Vatandaş elini dezenfekte ettiğini düşünerek dalıyor pazara.
Bir ürün alıyor para veriyor, üzerini alıyor.
Sonra o parayı bir başka pazarcı esnafına veriyor, esnaf bir başkasına. Elden ele dolaşan o parada virüs var mı yok mu bilen yok.
E ne oldu girişteki dezenfekte işlemi?

Bakın CHP eski Milletvekili Kadir Gökmen Öğüt diyor ki:
“Eldivensiz dışarıya çıkmıyordum. Arabamı defenfektan bulunduruyor, temizliğini yapıyordum. Ellerimi sık sık yıkıyordum. Bireysel tüm önlemlerime rağmen virüs kaptım.

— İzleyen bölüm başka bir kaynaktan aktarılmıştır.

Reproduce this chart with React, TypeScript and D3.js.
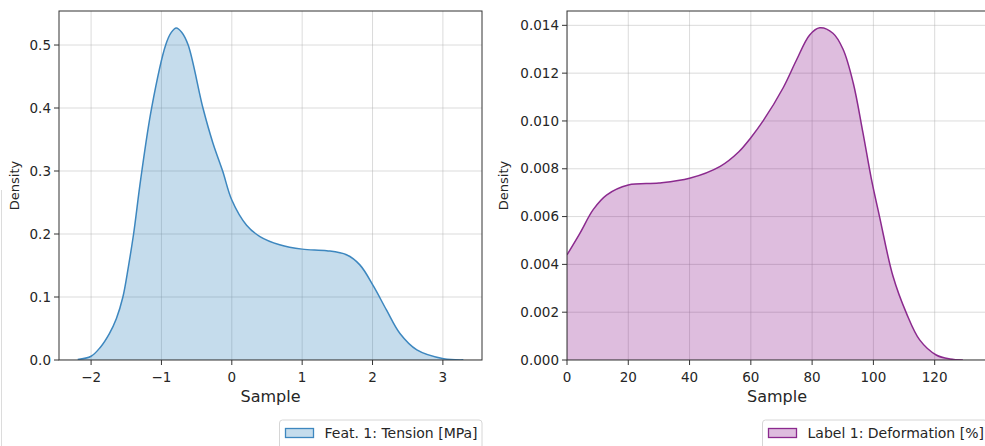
import React from "react";
import * as d3 from "d3";

// Left panel: KDE of Feat. 1: Tension [MPa]
const tensionX = [-2.19, -2.0, -1.87, -1.74, -1.64, -1.548, -1.47, -1.396, -1.296, -1.14, -0.94, -0.86, -0.79, -0.71, -0.62, -0.41, -0.27, -0.13, 0.0, 0.21, 0.4, 0.68, 1.0, 1.35, 1.63, 1.82, 2.02, 2.2, 2.39, 2.63, 3.01, 3.29];
const tensionD = [0.0008, 0.006, 0.02, 0.042, 0.066, 0.1, 0.148, 0.2, 0.286, 0.4, 0.5, 0.52, 0.527, 0.52, 0.5, 0.4, 0.345, 0.3, 0.254, 0.214, 0.196, 0.183, 0.176, 0.1735, 0.167, 0.151, 0.116, 0.079, 0.042, 0.016, 0.002, 0.0002];
const leftXTicks = [-2, -1, 0, 1, 2, 3];
const leftYTicks = [0.0, 0.1, 0.2, 0.3, 0.4, 0.5];

// Right panel: KDE of Label 1: Deformation [%]
const deformX = [0, 4.2, 8.6, 12.9, 20, 30, 40, 50, 56, 60, 64, 70.6, 74.9, 79.2, 82.5, 86.8, 90.1, 93.4, 96.6, 99.3, 102, 106.4, 110.8, 115.1, 120.5, 125, 129.2];
const deformD = [0.0044, 0.0053, 0.0063, 0.0069, 0.00732, 0.0074, 0.0076, 0.0081, 0.0087, 0.0093, 0.01, 0.0114, 0.01255, 0.0136, 0.0139, 0.01367, 0.013, 0.0116, 0.0095, 0.0076, 0.006, 0.0035, 0.00195, 0.00084, 0.00021, 0.00004, 0.0];
const rightXTicks = [0, 20, 40, 60, 80, 100, 120, 140];
const rightYTicks = [0.0, 0.002, 0.004, 0.006, 0.008, 0.01, 0.012, 0.014];

const FONT = "DejaVu Sans, sans-serif";
const TEXT = "#262626";

type PanelProps = {
  xs: number[];
  ds: number[];
  xDomain: [number, number];
  yDomain: [number, number];
  left: number;
  right: number;
  top: number;
  bottom: number;
  xTicks: number[];
  yTicks: number[];
  yFmt: (v: number) => string;
  xFmt: (v: number) => string;
  line: string;
  fill: string;
  fillOpacity: number;
  ylabelX: number;
  legendLabel: string;
  legendLeft: number;
};

function Panel(p: PanelProps) {
  const x = d3.scaleLinear().domain(p.xDomain).range([p.left, p.right]);
  const y = d3.scaleLinear().domain(p.yDomain).range([p.bottom, p.top]);
  const pts: [number, number][] = p.xs.map((v, i) => [v, p.ds[i]]);
  const curve = d3.curveCatmullRom.alpha(0.5);
  const area = d3
    .area<[number, number]>()
    .x((d) => x(d[0]))
    .y0(y(0))
    .y1((d) => y(d[1]))
    .curve(curve);
  const line = d3
    .line<[number, number]>()
    .x((d) => x(d[0]))
    .y((d) => y(d[1]))
    .curve(curve);
  const clipId = "clip" + p.left;
  const midX = (p.left + p.right) / 2;
  const midY = (p.top + p.bottom) / 2;
  return (
    <g>
      <defs>
        <clipPath id={clipId}>
          <rect x={p.left} y={p.top} width={p.right - p.left} height={p.bottom - p.top} />
        </clipPath>
      </defs>
      <rect x={p.left} y={p.top} width={p.right - p.left} height={p.bottom - p.top} fill="#fff" />
      <g clipPath={`url(#${clipId})`}>
        {p.xTicks.map((t) => (
          <line key={"gx" + t} x1={x(t)} x2={x(t)} y1={p.top} y2={p.bottom} stroke="#b0b0b0" strokeOpacity={0.45} strokeWidth={1} />
        ))}
        {p.yTicks.map((t) => (
          <line key={"gy" + t} x1={p.left} x2={p.right} y1={y(t)} y2={y(t)} stroke="#b0b0b0" strokeOpacity={0.45} strokeWidth={1} />
        ))}
        <path d={area(pts) || ""} fill={p.fill} fillOpacity={p.fillOpacity} />
        <path d={line(pts) || ""} fill="none" stroke={p.line} strokeWidth={1.5} />
      </g>
      <rect x={p.left} y={p.top} width={p.right - p.left} height={p.bottom - p.top} fill="none" stroke="#333" strokeWidth={1} />
      {p.xTicks.map((t) =>
        x(t) <= p.right + 0.5 ? (
          <g key={"tx" + t}>
            <line x1={x(t)} x2={x(t)} y1={p.bottom} y2={p.bottom + 5} stroke="#333" />
            <text x={x(t)} y={p.bottom + 22} textAnchor="middle" fontSize={13.5} fontFamily={FONT} fill={TEXT}>
              {p.xFmt(t)}
            </text>
          </g>
        ) : null
      )}
      {p.yTicks.map((t) => (
        <g key={"ty" + t}>
          <line x1={p.left - 5} x2={p.left} y1={y(t)} y2={y(t)} stroke="#333" />
          <text x={p.left - 8} y={y(t)} dy="0.35em" textAnchor="end" fontSize={13.5} fontFamily={FONT} fill={TEXT}>
            {p.yFmt(t)}
          </text>
        </g>
      ))}
      <text x={midX} y={p.bottom + 42} textAnchor="middle" fontSize={16} fontFamily={FONT} fill={TEXT}>
        Sample
      </text>
      <text
        transform={`translate(${p.ylabelX},${midY}) rotate(-90)`}
        textAnchor="middle"
        dy="0.35em"
        fontSize={13}
        fontFamily={FONT}
        fill={TEXT}
      >
        Density
      </text>
      <g>
        <rect x={p.legendLeft} y={420} width={p.right - p.legendLeft} height={29} rx={3} fill="#fff" stroke="#d6d6d6" />
        <rect x={p.legendLeft + 6} y={428.5} width={28} height={9} fill={p.fill} fillOpacity={p.fillOpacity} stroke={p.line} strokeWidth={1.3} />
        <text x={p.legendLeft + 45} y={433} dy="0.35em" fontSize={14} fontFamily={FONT} fill={TEXT}>
          {p.legendLabel}
        </text>
      </g>
    </g>
  );
}

export default function App() {
  return (
    <svg width={985} height={446} style={{ position: "absolute", left: 0, top: 0, background: "#fff" }}>
      <rect x={0} y={0} width={985} height={446} fill="#fff" />
      <line x1={1.5} x2={1.5} y1={190} y2={446} stroke="#dcdcdc" strokeWidth={1} />
      <Panel
        xs={tensionX}
        ds={tensionD}
        xDomain={[-2.456, 3.556]}
        yDomain={[0, 0.554]}
        left={59}
        right={482}
        top={11}
        bottom={360}
        xTicks={leftXTicks}
        yTicks={leftYTicks}
        yFmt={(v) => v.toFixed(1)}
        xFmt={(v) => (v < 0 ? "\u2212" + Math.abs(v) : String(v))}
        line="#3d87bf"
        fill="#1f77b4"
        fillOpacity={0.26}
        ylabelX={14}
        legendLabel="Feat. 1: Tension [MPa]"
        legendLeft={279.5}
      />
      <Panel
        xs={deformX}
        ds={deformD}
        xDomain={[0, (987 - 567) / 3.064]}
        yDomain={[0, 0.0146]}
        left={567}
        right={987}
        top={11}
        bottom={360}
        xTicks={rightXTicks}
        yTicks={rightYTicks}
        yFmt={(v) => v.toFixed(3)}
        xFmt={(v) => String(v)}
        line="#8b2a8e"
        fill="#800080"
        fillOpacity={0.26}
        ylabelX={503}
        legendLabel="Label 1: Deformation [%]"
        legendLeft={762.5}
      />
    </svg>
  );
}
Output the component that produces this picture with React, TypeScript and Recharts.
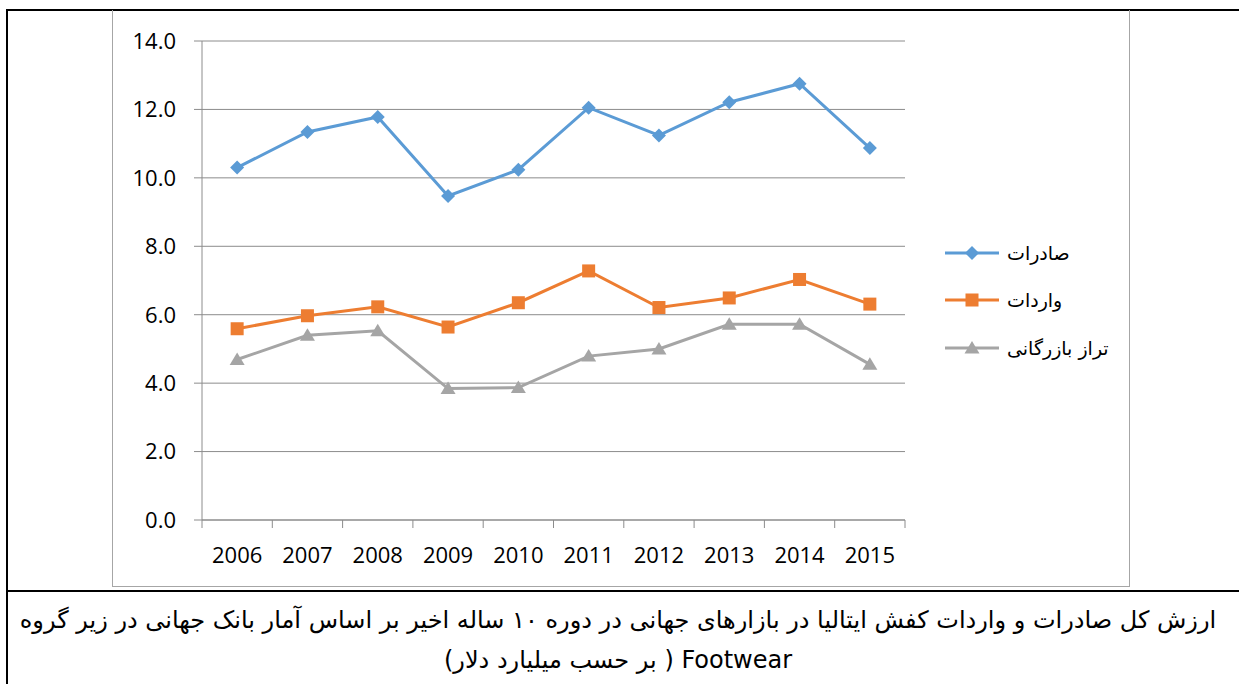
import { LineChart, Line, XAxis, YAxis, CartesianGrid, Legend } from 'recharts';

// years on the category axis
const years = ['2006', '2007', '2008', '2009', '2010', '2011', '2012', '2013', '2014', '2015'];

// values in billion dollars
const exportsVals = [10.30, 11.34, 11.78, 9.47, 10.24, 12.05, 11.24, 12.21, 12.75, 10.87];
const importsVals = [5.59, 5.97, 6.23, 5.64, 6.35, 7.28, 6.21, 6.49, 7.03, 6.31];
const balanceVals = [4.69, 5.40, 5.53, 3.84, 3.87, 4.79, 5.00, 5.72, 5.72, 4.55];

const yTicks = [0, 2, 4, 6, 8, 10, 12, 14];

const seriesKeys = ['exports', 'imports', 'balance'];
const seriesNames = ['صادرات', 'واردات', 'تراز بازرگانی'];
const seriesColors = ['#5B9BD5', '#ED7D31', '#A5A5A5'];
const seriesShapes = ['diamond', 'square', 'triangle'];

const captionLine1 = 'ارزش کل صادرات و واردات کفش ایتالیا در بازارهای جهانی در دوره ۱۰ ساله اخیر  بر اساس آمار بانک جهانی در زیر گروه';
const captionLine2 = 'Footwear ( بر حسب میلیارد دلار)';

const chartData = years.map((year, i) => ({
    year,
    exports: exportsVals[i],
    imports: importsVals[i],
    balance: balanceVals[i],
}));

const gridColor = '#8C8C8C';
const latinFont = "'Open Sans', sans-serif";
const arabicFont = "'DejaVu Sans', sans-serif";

const Marker = ({ shape, cx, cy, color }: { shape: string; cx: number; cy: number; color: string }) => {
    if (shape === 'diamond') {
        return <path d={`M${cx},${cy - 7}L${cx + 7},${cy}L${cx},${cy + 7}L${cx - 7},${cy}Z`} fill={color} />;
    }
    if (shape === 'square') {
        return <rect x={cx - 6.5} y={cy - 6.5} width={13} height={13} fill={color} />;
    }
    return <path d={`M${cx},${cy - 7}L${cx + 7.5},${cy + 5.5}L${cx - 7.5},${cy + 5.5}Z`} fill={color} />;
};

const makeDot = (i: number) => (p: any) => (
    <Marker key={`${seriesKeys[i]}-${p.index}`} shape={seriesShapes[i]} cx={p.cx} cy={p.cy} color={seriesColors[i]} />
);

// year label plus the Excel-style tick between categories
const YearTick = (props: any) => {
    const { x, y, payload, index, width, visibleTicksCount } = props;
    const band = width / visibleTicksCount;
    const axisY = y - 27;
    return (
        <g>
            <line x1={x - band / 2} x2={x - band / 2} y1={axisY} y2={axisY + 8} stroke={gridColor} />
            {index === visibleTicksCount - 1 && (
                <line x1={x + band / 2} x2={x + band / 2} y1={axisY} y2={axisY + 8} stroke={gridColor} />
            )}
            <text x={x} y={y} dy="0.71em" textAnchor="middle" fill="#000" fontSize={22} fontFamily={latinFont}>
                {payload.value}
            </text>
        </g>
    );
};

const LegendBox = () => (
    <div style={{ width: 220 }}>
        {seriesNames.map((name, i) => (
            <div key={name} style={{ display: 'flex', alignItems: 'center', height: 47.5 }}>
                <svg width={56} height={20} style={{ display: 'block' }}>
                    <line x1={0} x2={54} y1={10} y2={10} stroke={seriesColors[i]} strokeWidth={3} />
                    <Marker shape={seriesShapes[i]} cx={27} cy={10} color={seriesColors[i]} />
                </svg>
                <span style={{ fontFamily: arabicFont, fontSize: 19, marginLeft: 6, color: '#000' }} dir="rtl">
                    {name}
                </span>
            </div>
        ))}
    </div>
);

const App = () => {
    return (
        <div style={{ position: 'absolute', left: 0, top: 0, width: 1239, height: 684, background: '#fff', overflow: 'hidden' }}>
            {/* table borders */}
            <div style={{ position: 'absolute', left: 6, top: 9, width: 1233, height: 2, background: '#000' }} />
            <div style={{ position: 'absolute', left: 6, top: 9, width: 2, height: 675, background: '#000' }} />
            <div style={{ position: 'absolute', left: 6, top: 590, width: 1233, height: 2, background: '#000' }} />

            {/* chart frame */}
            <div style={{ position: 'absolute', left: 112, top: 10, width: 1016, height: 576, border: '1px solid #A6A6A6', borderTop: 'none' }} />

            <div style={{ position: 'absolute', left: 113, top: 10 }}>
                <LineChart
                    width={1016}
                    height={577}
                    data={chartData}
                    margin={{ top: 31, right: 224, left: 0, bottom: 0 }}
                >
                    <CartesianGrid vertical={false} stroke={gridColor} />
                    <XAxis
                        dataKey="year"
                        scale="band"
                        height={67}
                        stroke={gridColor}
                        tickLine={false}
                        tickSize={0}
                        tickMargin={27}
                        interval={0}
                        tick={<YearTick />}
                    />
                    <YAxis
                        width={89}
                        domain={[0, 14]}
                        ticks={yTicks}
                        stroke={gridColor}
                        tickSize={8}
                        tickMargin={18}
                        tickFormatter={(v: number) => v.toFixed(1)}
                        tick={{ fill: '#000', fontSize: 22, fontFamily: latinFont }}
                    />
                    {seriesKeys.map((key, i) => (
                        <Line
                            key={key}
                            dataKey={key}
                            name={seriesNames[i]}
                            stroke={seriesColors[i]}
                            strokeWidth={3}
                            dot={makeDot(i)}
                            activeDot={false}
                            isAnimationActive={false}
                        />
                    ))}
                    <Legend
                        layout="vertical"
                        align="center"
                        verticalAlign="middle"
                        content={<LegendBox />}
                        wrapperStyle={{ left: 832, top: 219, width: 220 }}
                    />
                </LineChart>
            </div>

            {/* caption */}
            <div
                dir="rtl"
                style={{
                    position: 'absolute',
                    left: 0,
                    top: 600,
                    width: 1236,
                    textAlign: 'center',
                    fontFamily: arabicFont,
                    fontSize: 24,
                    lineHeight: '40px',
                    color: '#000',
                }}
            >
                <div>{captionLine1}</div>
                <div>{captionLine2}</div>
            </div>
        </div>
    );
};

export default App;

Bir hekim olarak ben bile yakalandıysam vatandaşları siz düşünün.”
Bu açıklama bireysel önlem almanın dahi yetersiz kalabildiğine en güzel örnek.
Öyleyse geriye kalan ne?
Bugünleri dahi arar hale gelmemek için insanları sokağa çıkarmayacak kararı almak!